Bloqued

In this exercise a simple program named blocked.f90 implements two different transpose algorithm: the first one is the naive implementation:

!straightforward method
 call cpu_time(t1)
 do i=1,N
    do j=1,M
       y(i,j)=x(j,i)
    end do
 end do
 call cpu_time(t2)

 print*, '#direct and simple=',t2-t1

while the second one is a little bit more complicated one using a blocked algorithm:

  call cpu_time(t1)
  do ib = 1, nb
     ioff = (ib-1) * bsize
     do jb = 1, mb
        joff = (jb-1) * bsize
        do j = 1, bsize

! load the direct matrix in a block
           do i = 1, bsize
              buf(i,j) = x(i+ioff, j+joff)
           enddo
        enddo
! transpose the block
        do j = 1, bsize
           do i = 1, j-1
              bswp = buf(i,j)
              buf(i,j) = buf(j,i)
              buf(j,i) = bswp
           enddo
        enddo
!load the transposed blocked in the right place of the final transposed matrix
        do i=1,bsize
           do j=1,bsize
              y(j+joff, i+ioff) = buf(j,i)
           enddo
        enddo
     enddo
  enddo
  call cpu_time(t2)

Take a look at it, then compile and run it. The program will ask you about the size of the squared (for simplicity) blocks.

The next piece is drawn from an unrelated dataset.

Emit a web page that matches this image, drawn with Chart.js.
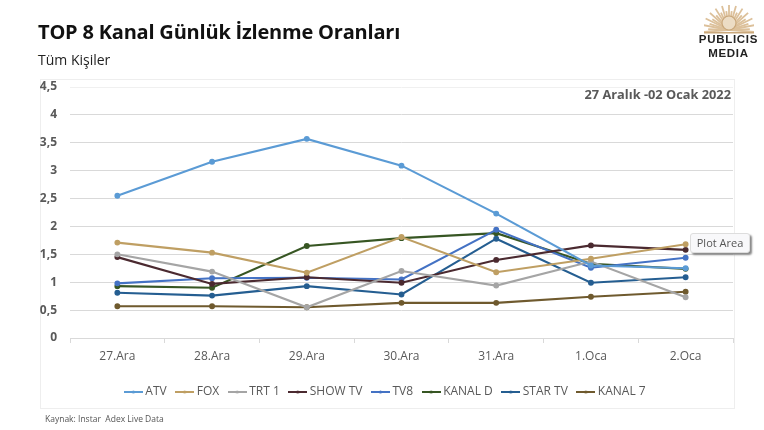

A typical output goes as follows:

 #direct and simple= 0.057992
 give the size of the block (assumed squared for simplicity)
  please be sure that size is a perfect divisor of the size of the matrix
128
  #blocked algorithm
         512         128  6.998999999999998E-003
  • basic exercise:

You are requested to run the code several times exploring which is the size that minimizes the execution time. It would also be interesting to make a plot showing the execution time as a function of the block size.

  • advanced exercise:

Modify the blocking algorithm to deal with any size of the blocks.